• STATED TASK
Take the lines from the beginning of the material through the line containing "var kanY = [0.03, 0.44, 0.44]" and retype them exactly, leaving the pictures out.

• DATA

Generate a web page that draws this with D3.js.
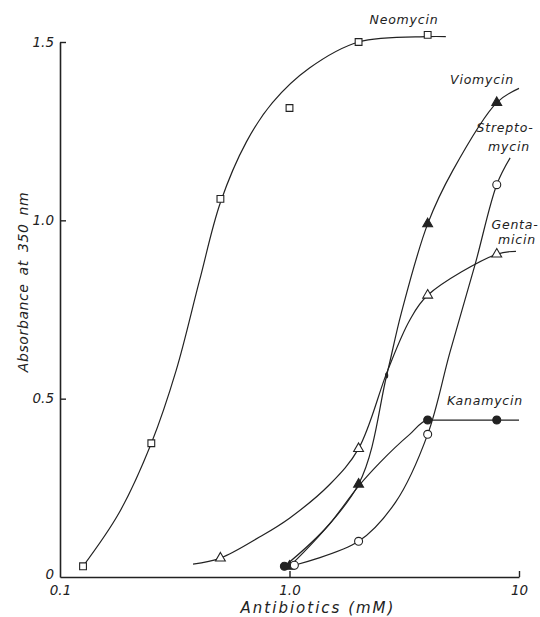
<!DOCTYPE html>
<html>
<head>
<meta charset="utf-8">
<script src="https://cdn.jsdelivr.net/npm/d3@7"></script>
<style>
  body { margin: 0; background: #fff; }
  svg text { font-family: "DejaVu Sans", sans-serif; font-style: italic; fill: #222; }
</style>
</head>
<body>
<svg></svg>
<script>
let width = 540, height = 617;

// values: concentration (mM) and absorbance at 350 nm
var xTicks = [0.1, 1, 10]
var xTickLabels = ["0.1", "1.0", "10"]
var yTicks = [0, 0.5, 1.0, 1.5]
var yTickLabels = ["0", "0.5", "1.0", "1.5"]

// measured points
var neoX = [0.126, 0.25, 0.5, 1.0, 2.0, 4.0]
var neoY = [0.03, 0.375, 1.06, 1.315, 1.50, 1.52]
var vioX = [1.0, 2.0, 4.0, 8.0]
var vioY = [0.03, 0.26, 0.99, 1.33]
var vioDotX = [2.65]
var vioDotY = [0.565]
var strX = [1.05, 2.0, 4.0, 8.0]
var strY = [0.033, 0.10, 0.40, 1.10]
var genX = [0.5, 2.0, 4.0, 8.0]
var genY = [0.053, 0.36, 0.79, 0.905]
var kanX = [0.95, 4.0, 8.0]
var kanY = [0.03, 0.44, 0.44]

// hand-drawn fitted curves
var neoCurveX = [0.126, 0.181, 0.25, 0.321, 0.405, 0.5, 0.649, 0.843, 1.222, 2.0, 4.0, 4.8]
var neoCurveY = [0.03, 0.18, 0.375, 0.58, 0.83, 1.05, 1.22, 1.33, 1.427, 1.50, 1.515, 1.515]
var vioCurveX = [1.0, 2.0, 2.65, 3.07, 4.0, 5.15, 8.0, 10.0]
var vioCurveY = [0.03, 0.26, 0.565, 0.74, 0.99, 1.14, 1.33, 1.37]
var strCurveX = [1.05, 2.0, 2.9, 4.0, 5.0, 6.43, 8.0, 9.15]
var strCurveY = [0.033, 0.10, 0.21, 0.40, 0.63, 0.875, 1.10, 1.175]
var genCurveX = [0.38, 0.5, 0.74, 1.0, 1.5, 2.0, 2.68, 3.34, 4.0, 8.0, 9.7]
var genCurveY = [0.036, 0.053, 0.112, 0.165, 0.26, 0.36, 0.58, 0.72, 0.79, 0.905, 0.913]
var kanCurveX = [0.95, 1.5, 2.0, 2.47, 3.34, 4.0, 8.0, 10.0]
var kanCurveY = [0.03, 0.15, 0.255, 0.32, 0.40, 0.44, 0.44, 0.44]

let svg = d3.select("svg")
    .attr("width", width)
    .attr("height", height)

var x = d3.scaleLog().domain([0.1, 10]).range([60, 519])
var y = d3.scaleLinear().domain([0, 1.5]).range([577, 42])

// axes
var yAxis = d3.axisLeft(y).tickValues(yTicks)
    .tickFormat((d, i) => yTickLabels[i]).tickSizeInner(-6).tickSizeOuter(0).tickPadding(6)
var xAxis = d3.axisBottom(x).tickValues(xTicks)
    .tickFormat((d, i) => xTickLabels[i]).tickSizeInner(-6).tickSizeOuter(0).tickPadding(8)

let gy = svg.append("g").attr("transform", "translate(60,0)").call(yAxis)
let gx = svg.append("g").attr("transform", "translate(0,577)").call(xAxis)
;[gx, gy].forEach(g => {
    g.select(".domain").attr("stroke", "#222").attr("stroke-width", 1.6)
    g.selectAll(".tick line").attr("stroke", "#222").attr("stroke-width", 1.4)
    g.selectAll(".tick text").attr("font-size", 13.5).attr("fill", "#222")
        .style("font-family", "DejaVu Sans").style("font-style", "italic")
})
gy.selectAll(".tick").filter(d => d == 0).select("line").remove()
gy.selectAll(".tick").filter(d => d == 0).select("text").attr("dy", "0.1em")
gx.selectAll(".tick").filter(d => d == 0.1).select("line").remove()

svg.append("text")
    .attr("transform", "translate(28,282) rotate(-90)")
    .attr("text-anchor", "middle")
    .attr("font-size", 14)
    .style("letter-spacing", "0.6px")
    .style("word-spacing", "3px")
    .text("Absorbance at 350 nm")

svg.append("text")
    .attr("x", 318).attr("y", 613)
    .attr("text-anchor", "middle")
    .attr("font-size", 15)
    .style("letter-spacing", "2px")
    .text("Antibiotics (mM)")

let smooth = d3.line().x(d => x(d[0])).y(d => y(d[1])).curve(d3.curveCatmullRom.alpha(0.5))
let bend = d3.line().x(d => x(d[0])).y(d => y(d[1])).curve(d3.curveMonotoneX)

var series = [
    {cx: neoCurveX, cy: neoCurveY, px: neoX, py: neoY, shape: "square", filled: false, line: smooth},
    {cx: vioCurveX, cy: vioCurveY, px: vioX, py: vioY, shape: "triangle", filled: true, line: smooth},
    {cx: strCurveX, cy: strCurveY, px: strX, py: strY, shape: "circle", filled: false, line: smooth},
    {cx: genCurveX, cy: genCurveY, px: genX, py: genY, shape: "triangle", filled: false, line: smooth},
    {cx: kanCurveX, cy: kanCurveY, px: kanX, py: kanY, shape: "circle", filled: true, line: bend}
]

var symbols = {
    square: d3.symbol().type(d3.symbolSquare).size(46),
    triangle: d3.symbol().type(d3.symbolTriangle).size(42),
    circle: d3.symbol().type(d3.symbolCircle).size(50)
}

series.forEach(s => {
    svg.append("path")
        .datum(s.cx.map((v, i) => [v, s.cy[i]]))
        .attr("d", s.line)
        .attr("fill", "none")
        .attr("stroke", "#222")
        .attr("stroke-width", 1.2)
})

series.forEach(s => {
    svg.append("g")
        .selectAll("path")
        .data(s.px.map((v, i) => [v, s.py[i]]))
        .enter()
        .append("path")
        .attr("d", symbols[s.shape])
        .attr("transform", d => "translate(" + x(d[0]) + "," + y(d[1]) + ")")
        .attr("fill", s.filled ? "#222" : "#fff")
        .attr("stroke", "#222")
        .attr("stroke-width", 1.1)
})

// small ink mark on the viomycin curve
svg.selectAll(".dot")
    .data(vioDotX.map((v, i) => [v, vioDotY[i]]))
    .enter()
    .append("ellipse")
    .attr("cx", d => x(d[0])).attr("cy", d => y(d[1]))
    .attr("rx", 1.6).attr("ry", 3)
    .attr("fill", "#222")

// series labels
var labels = [
    {lines: ["Neomycin"], lx: [404], ly: [24]},
    {lines: ["Viomycin"], lx: [482], ly: [84]},
    {lines: ["Strepto-", "mycin"], lx: [505, 509], ly: [132, 151]},
    {lines: ["Genta-", "micin"], lx: [515, 517], ly: [229, 244]},
    {lines: ["Kanamycin"], lx: [485], ly: [405]}
]
labels.forEach(l => {
    l.lines.forEach((t, i) => {
        svg.append("text")
            .attr("x", l.lx[i]).attr("y", l.ly[i])
            .attr("text-anchor", "middle")
            .attr("font-size", 12.5)
            .style("letter-spacing", "0.8px")
            .text(t)
    })
})
</script>
</body>
</html>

• THE ANSWER
Generate a web page that draws this with D3.js.
<!DOCTYPE html>
<html>
<head>
<meta charset="utf-8">
<script src="https://cdn.jsdelivr.net/npm/d3@7"></script>
<style>
  body { margin: 0; background: #fff; }
  svg text { font-family: "DejaVu Sans", sans-serif; font-style: italic; fill: #222; }
</style>
</head>
<body>
<svg></svg>
<script>
let width = 540, height = 617;

// values: concentration (mM) and absorbance at 350 nm
var xTicks = [0.1, 1, 10]
var xTickLabels = ["0.1", "1.0", "10"]
var yTicks = [0, 0.5, 1.0, 1.5]
var yTickLabels = ["0", "0.5", "1.0", "1.5"]

// measured points
var neoX = [0.126, 0.25, 0.5, 1.0, 2.0, 4.0]
var neoY = [0.03, 0.375, 1.06, 1.315, 1.50, 1.52]
var vioX = [1.0, 2.0, 4.0, 8.0]
var vioY = [0.03, 0.26, 0.99, 1.33]
var vioDotX = [2.65]
var vioDotY = [0.565]
var strX = [1.05, 2.0, 4.0, 8.0]
var strY = [0.033, 0.10, 0.40, 1.10]
var genX = [0.5, 2.0, 4.0, 8.0]
var genY = [0.053, 0.36, 0.79, 0.905]
var kanX = [0.95, 4.0, 8.0]
var kanY = [0.03, 0.44, 0.44]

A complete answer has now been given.